For the production of the ID. and the Audi e-tron2, Volkswagen has therefore agreed with the supplier LG Chem that only certified green electricity will be used in battery production at the site in Poland. This significantly reduces CO2 emissions: in battery production to almost zero, for the entire production process by up to 80 percent. These measures are a relevant contribution to making the ID. and the Audi e-tron more sustainable and thus even more attractive.

Climate Neutral Data Center in Norway
Example Norway: There, the Volkswagen Group moved into a new, climate-neutral data center in Rjukan, near Oslo, operated 100 percent on hydroelectric power. Together with the Norwegian partner Green Mountain, the site was set up in just six months. Green computing power, sustainably and energy-saving cooled by the Norwegian climate. These halls are supplied with up to 2,750 kilowatts of power, which can save more than 5,800 tons of CO2 per year compared to a conventionally operated data center.
The Volkswagen and Audi brands will use the data center for high-performance servers on which they process computing-intensive vehicle development projects. These include the simulation of crash tests and virtual wind tunnel tests. The Volkswagen Group already operates a climate-neutral data center in Iceland (Reykjanesbær). This location saves around 6,200 tons of CO2 annually.

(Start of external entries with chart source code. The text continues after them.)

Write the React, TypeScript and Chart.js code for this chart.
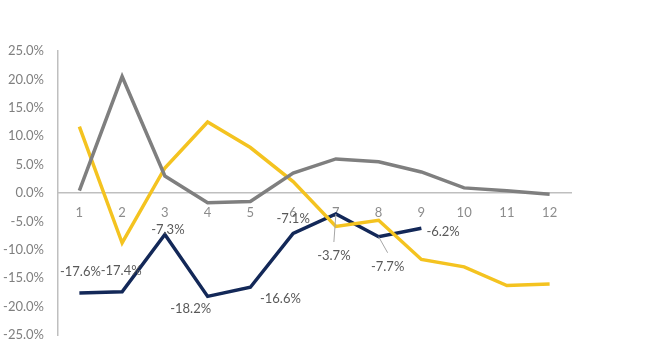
import React, { useEffect, useRef } from "react";
import { Chart, registerables } from "chart.js";

Chart.register(...registerables);

const categories = ["1", "2", "3", "4", "5", "6", "7", "8", "9", "10", "11", "12"];
const graySeries = [0.4, 20.5, 3.0, -1.7, -1.5, 3.5, 6.0, 5.5, 3.7, 0.9, 0.4, -0.2];
const yellowSeries = [11.7, -8.8, 4.4, 12.5, 8.0, 2.0, -5.9, -4.8, -11.7, -13.0, -16.3, -16.0];
const navySeries = [-17.6, -17.4, -7.3, -18.2, -16.6, -7.1, -3.7, -7.7, -6.2, null, null, null];
const navyLabels = ["-17.6%", "-17.4%", "-7.3%", "-18.2%", "-16.6%", "-7.1%", "-3.7%", "-7.7%", "-6.2%"];
// label offsets (dx, dy, align) relative to points, and leader flags
const labelOffsets: [number, number, CanvasTextAlign, boolean][] = [
  [1, -21, "center", false],
  [-1, -21, "center", false],
  [3, -5, "center", false],
  [-17, 12, "center", false],
  [30, 12, "center", false],
  [0, -15, "center", false],
  [-2, 42, "center", true],
  [9, 30, "center", true],
  [5, 4, "left", false],
];

const FONT = "Lato, 'Open Sans', sans-serif";

export default function App() {
  const ref = useRef<HTMLCanvasElement | null>(null);
  useEffect(() => {
    document.body.style.margin = "0";
    const canvas = ref.current!;
    const labelPlugin = {
      id: "navyLabels",
      afterDatasetsDraw(chart: any) {
        const meta = chart.getDatasetMeta(2);
        const ctx = chart.ctx;
        ctx.save();
        ctx.font = "13px " + FONT;
        ctx.fillStyle = "#595959";
        ctx.textBaseline = "middle";
        navyLabels.forEach((txt, i) => {
          const pt = meta.data[i];
          if (!pt) return;
          const [dx, dy, align, leader] = labelOffsets[i];
          const x = pt.x + dx;
          const y = pt.y + dy;
          if (leader) {
            ctx.strokeStyle = "#a6a6a6";
            ctx.lineWidth = 1;
            ctx.beginPath();
            ctx.moveTo(pt.x, pt.y);
            ctx.lineTo(pt.x + dx * 1.0, y - 14);
            ctx.stroke();
          }
          ctx.textAlign = align;
          ctx.fillText(txt, x, y);
        });
        ctx.restore();
      },
    };
    const chart = new Chart(canvas, {
      type: "line",
      data: {
        labels: categories,
        datasets: [
          { data: graySeries, borderColor: "#7f7f7f", borderWidth: 3.5, pointRadius: 0, tension: 0 },
          { data: yellowSeries, borderColor: "#F4C320", borderWidth: 3.5, pointRadius: 0, tension: 0 },
          { data: navySeries, borderColor: "#132858", borderWidth: 3.5, pointRadius: 0, tension: 0, spanGaps: false },
        ],
      },
      options: {
        responsive: false,
        animation: false,
        layout: { padding: { top: 51, left: 0, right: 88, bottom: 16 } },
        plugins: { legend: { display: false }, tooltip: { enabled: false } },
        scales: {
          x: {
            position: { y: 0 } as any,
            offset: true,
            grid: { display: false, drawTicks: false },
            border: { display: true, color: "#bfbfbf", width: 1.5 },
            ticks: { color: "#8c8c8c", font: { size: 13, family: FONT }, padding: 12 },
            afterFit: (s: any) => { s.height = 0; },
          },
          y: {
            min: -25,
            max: 25,
            grid: {
              display: true,
              drawOnChartArea: false,
              drawTicks: true,
              tickLength: 14,
              tickColor: "rgba(0,0,0,0)",
            },
            border: { display: true, color: "#bfbfbf", width: 1.5 },
            ticks: {
              stepSize: 5,
              color: "#7f7f7f",
              font: { size: 13, family: FONT },
              padding: 0,
              callback: (v: any) => Number(v).toFixed(1) + "%",
            },
            afterFit: (s: any) => { s.width = 58; },
          },
        },
      },
      plugins: [labelPlugin],
    });
    return () => chart.destroy();
  }, []);
  return (
    <div style={{ width: 659, height: 351, background: "#fff" }}>
      <canvas ref={ref} width={659} height={351} />
    </div>
  );
}
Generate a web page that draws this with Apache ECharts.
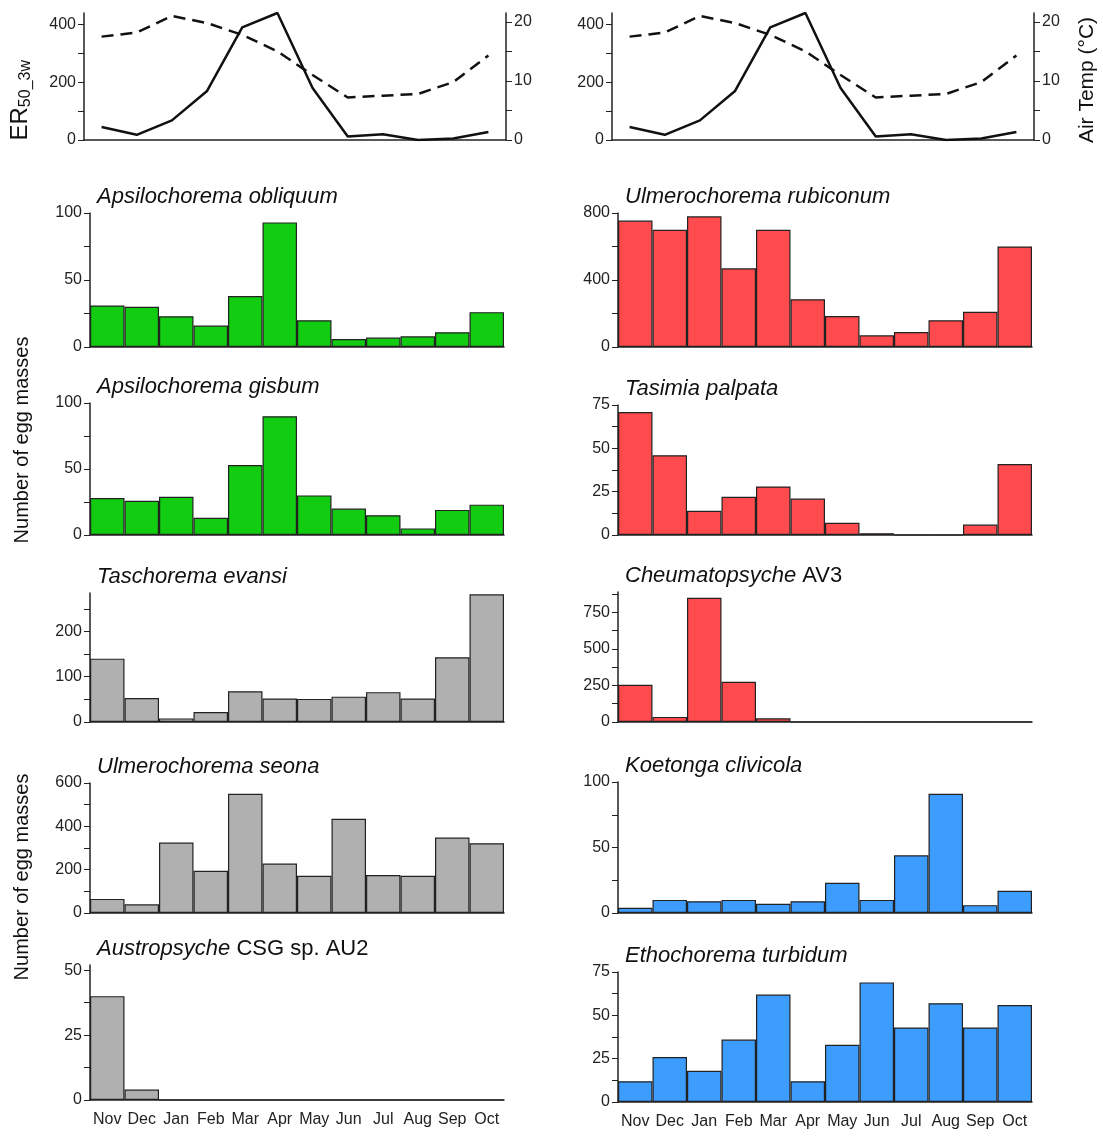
<!DOCTYPE html>
<html><head><meta charset="utf-8">
<script src="https://cdn.jsdelivr.net/npm/echarts@6/dist/echarts.min.js"></script>
<style>html,body{margin:0;background:#fff}#main{width:1103px;height:1139px}</style>
</head><body><div id="main"></div>
<script>
var months = ['Nov','Dec','Jan','Feb','Mar','Apr','May','Jun','Jul','Aug','Sep','Oct'];
var er50 = [45, 18, 68, 170, 390, 440, 180, 12, 20, 0, 5, 28];
var airTemp = [17.5, 18.2, 21, 19.8, 17.8, 15, 11, 7.2, 7.5, 7.8, 9.8, 14.3];

var obliquum = [31, 30, 23, 16, 38, 93, 20, 6, 7, 8, 11, 26];
var gisbum = [28, 26, 29, 13, 53, 90, 30, 20, 15, 5, 19, 23];
var evansi = [140, 53, 8, 22, 68, 52, 51, 56, 66, 52, 143, 282];
var seona = [65, 40, 325, 195, 550, 228, 172, 435, 175, 172, 348, 322];
var austro = [40, 4, 0, 0, 0, 0, 0, 0, 0, 0, 0, 0];
var rubiconum = [755, 700, 780, 470, 700, 285, 185, 70, 90, 160, 210, 600];
var palpata = [71, 46, 14, 22, 28, 21, 7, 1, 0, 0, 6, 41];
var cheumato = [255, 35, 850, 275, 25, 0, 0, 0, 0, 0, 0, 0];
var koetonga = [4, 10, 9, 10, 7, 9, 23, 10, 44, 91, 6, 17];
var ethochorema = [12, 26, 18, 36, 62, 12, 33, 69, 43, 57, 43, 56];

var GREEN = '#11cc11', RED = '#ff4b4d', GREY = '#b0b0b0', BLUE = '#3d9dff';
var FONT = 'Liberation Sans';

var panels = [
  {name: '{i|Apsilochorema obliquum}', data: obliquum, col: 0, top: 213, bot: 347, max: 100, step: 25, lab: 50, color: GREEN},
  {name: '{i|Apsilochorema gisbum}', data: gisbum, col: 0, top: 403, bot: 535, max: 100, step: 25, lab: 50, color: GREEN},
  {name: '{i|Taschorema evansi}', data: evansi, col: 0, top: 593, bot: 722, max: 285, step: 50, lab: 100, color: GREY},
  {name: '{i|Ulmerochorema seona}', data: seona, col: 0, top: 783, bot: 913, max: 600, step: 100, lab: 200, color: GREY},
  {name: '{i|Austropsyche} CSG sp. AU2', data: austro, col: 0, top: 965, bot: 1100, max: 52, step: 12.5, lab: 25, color: GREY, last: true},
  {name: '{i|Ulmerochorema rubiconum}', data: rubiconum, col: 1, top: 213, bot: 347, max: 800, step: 200, lab: 400, color: RED},
  {name: '{i|Tasimia palpata}', data: palpata, col: 1, top: 405, bot: 535, max: 75, step: 12.5, lab: 25, color: RED},
  {name: '{i|Cheumatopsyche} AV3', data: cheumato, col: 1, top: 592, bot: 722, max: 890, step: 125, lab: 250, color: RED},
  {name: '{i|Koetonga clivicola}', data: koetonga, col: 1, top: 782, bot: 913, max: 100, step: 25, lab: 50, color: BLUE},
  {name: '{i|Ethochorema turbidum}', data: ethochorema, col: 1, top: 972, bot: 1102, max: 75, step: 12.5, lab: 25, color: BLUE, last: true}
];

var grids = [], xAxes = [], yAxes = [], series = [], titles = [];
var colLeft = [90, 618];

function labFmt(lab) {
  return function (v) { return Math.abs(v / lab - Math.round(v / lab)) < 1e-6 ? String(v) : ''; };
}
var axLine = {show: true, lineStyle: {color: '#222', width: 1.5}};
var tickLab = {color: '#222', fontSize: 16, fontFamily: FONT};

// top line panels
[0, 1].forEach(function (c) {
  var gi = grids.length;
  grids.push({left: colLeft[c] - 6, width: 422, top: 13, height: 127});
  xAxes.push({type: 'category', gridIndex: gi, data: months, boundaryGap: true,
    axisLine: axLine, axisTick: {show: false}, axisLabel: {show: false}});
  yAxes.push({type: 'value', gridIndex: gi, min: 0, max: 440, interval: 100, splitLine: {show: false},
    axisLine: axLine, axisTick: {show: true, length: 6},
    axisLabel: Object.assign({formatter: labFmt(200), showMaxLabel: false}, tickLab)});
  yAxes.push({type: 'value', gridIndex: gi, position: 'right', min: 0, max: 21.5, interval: 5, splitLine: {show: false},
    axisLine: axLine, axisTick: {show: true, length: 6},
    axisLabel: Object.assign({formatter: labFmt(10), showMaxLabel: false}, tickLab)});
  series.push({type: 'line', xAxisIndex: gi, yAxisIndex: 2 * c, data: er50, symbol: 'none',
    lineStyle: {color: '#111', width: 2.5}});
  series.push({type: 'line', xAxisIndex: gi, yAxisIndex: 2 * c + 1, data: airTemp, symbol: 'none',
    lineStyle: {color: '#111', width: 2.5, type: [12, 7]}});
});

panels.forEach(function (p) {
  var gi = grids.length;
  grids.push({left: colLeft[p.col], width: 414, top: p.top, height: p.bot - p.top});
  xAxes.push({type: 'category', gridIndex: gi, data: months, boundaryGap: true,
    axisLine: axLine, axisTick: {show: false},
    axisLabel: Object.assign({show: !!p.last, interval: 0, margin: 12}, tickLab)});
  var ai = yAxes.length;
  yAxes.push({type: 'value', gridIndex: gi, min: 0, max: p.max, interval: p.step, splitLine: {show: false},
    axisLine: axLine, axisTick: {show: true, length: 6},
    axisLabel: Object.assign({formatter: labFmt(p.lab), showMaxLabel: p.max % p.lab === 0}, tickLab)});
  series.push({type: 'bar', xAxisIndex: gi, yAxisIndex: ai, data: p.data, barCategoryGap: '0%',
    itemStyle: {color: p.color, borderColor: '#222', borderWidth: 1.2}});
  titles.push({text: p.name, left: colLeft[p.col] + 2, top: p.top - 32,
    textStyle: {fontSize: 22, fontWeight: 'normal', color: '#111', fontFamily: FONT,
      rich: {i: {fontStyle: 'italic', fontSize: 22, color: '#111', fontFamily: FONT}}}});
});

var option = {
  animation: false,
  title: titles,
  grid: grids, xAxis: xAxes, yAxis: yAxes, series: series,
  graphic: [
    {type: 'text', left: 8, top: 60, rotation: Math.PI / 2, style: {
      text: 'ER{s|50_3w}', font: '24px ' + FONT, fill: '#111', rich: {s: {fontSize: 16, fontFamily: FONT, padding: [12, 0, 0, 0]}}}},
    {type: 'text', x: 22, y: 440, rotation: Math.PI / 2, style: {
      text: 'Number of egg masses', font: '20px ' + FONT, fill: '#111', align: 'center', verticalAlign: 'middle'}},
    {type: 'text', x: 22, y: 877, rotation: Math.PI / 2, style: {
      text: 'Number of egg masses', font: '20px ' + FONT, fill: '#111', align: 'center', verticalAlign: 'middle'}},
    {type: 'text', x: 1087, y: 80, rotation: Math.PI / 2, style: {
      text: 'Air Temp (°C)', font: '21px ' + FONT, fill: '#111', align: 'center', verticalAlign: 'middle'}}
  ]
};
var chart = echarts.init(document.getElementById('main'));
chart.setOption(option);
</script></body></html>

Climate protection project, in Indonesia, to offset unavoidable CO2 emissions
Example Indonesia: Volkswagen wants to reduce CO2 emissions uniformly and over the entire life cycle of a vehicle. But not all CO2 emissions can be avoided in advance. For this reason, Volkswagen Group has decided to offset the currently unavoidable CO2 emissions from the supply chain, the manufacture and delivery of the new Volkswagen ID.3 electric vehicle and other emissions from other areas, so that the ID.3 can be handed over to customers in a balance sheet CO2-neutral manner.
The Volkswagen Group initially intends to support climate protection projects in forestry and renewable energies. For example, the Volkswagen Group is financially involved in the world’s largest forestry project to offset global CO2 emissions, the Kantigan Mentaya project, in Indonesia. The project is located in central Kalimantan on the island of Borneo and secures a 149,800-hectare forest on carbon-rich peat soils against deforestation and conversion into economically used plantation areas. These areas extract CO2 from the atmosphere, bind the carbon they contain and produce oxygen. Above all, the peat sponge, which is widespread in this region, retains an above-average amount of carbon.

CO2 compensation
In its efforts to offset CO2 emissions, Volkswagen is focusing on forestry conservation projects such as the Kantigan-Mentaya project in Indonesia. Important: The principle of compensation works globally. It is therefore not decisive where greenhouse gases are emitted or avoided. The CO2 reductions achieved through climate protection projects are measured in CO2 credits. One CO2 credit corresponds to one ton of CO2 avoided. The buyers of CO2 credits offset their CO2 emissions with the CO2 credits. The CO2 credits are then cancelled and not reused.

Importance of quality certificates for CO2 emissions
In its commitment to climate protection projects, the Volkswagen Group ensures that established and recognized methods are used to quantify the CO2 impact. In this way, it can be shown that every gram of CO2 could actually be offset exclusively by the climate protection project supported by Volkswagen. These include the Gold Standard, the Verified Carbon Standard (VCS) and Community and Biodiversity Standards (CCBS), which must be met at the same time.

The project works closely with surrounding village communities to improve their living conditions and contribute to local sustainable development – including direct employment in the forest fire response teams, the provision of microfinance credits and support in the areas of education and health. The project also protects a habitat of high conservation value and a vibrant mix of species.

Further CO2 avoidance and compensation projects in the planning stages
From the clean production of the ID.3 to the forestry project in Borneo – further projects to avoid, reduce and offset CO2 emissions currently occurring in the Volkswagen Group’s value chain are already being planned. Volkswagen is thus taking the first steps towards balance sheet CO2 neutrality in 2050, in order to achieve the goals of the Paris Climate Agreement.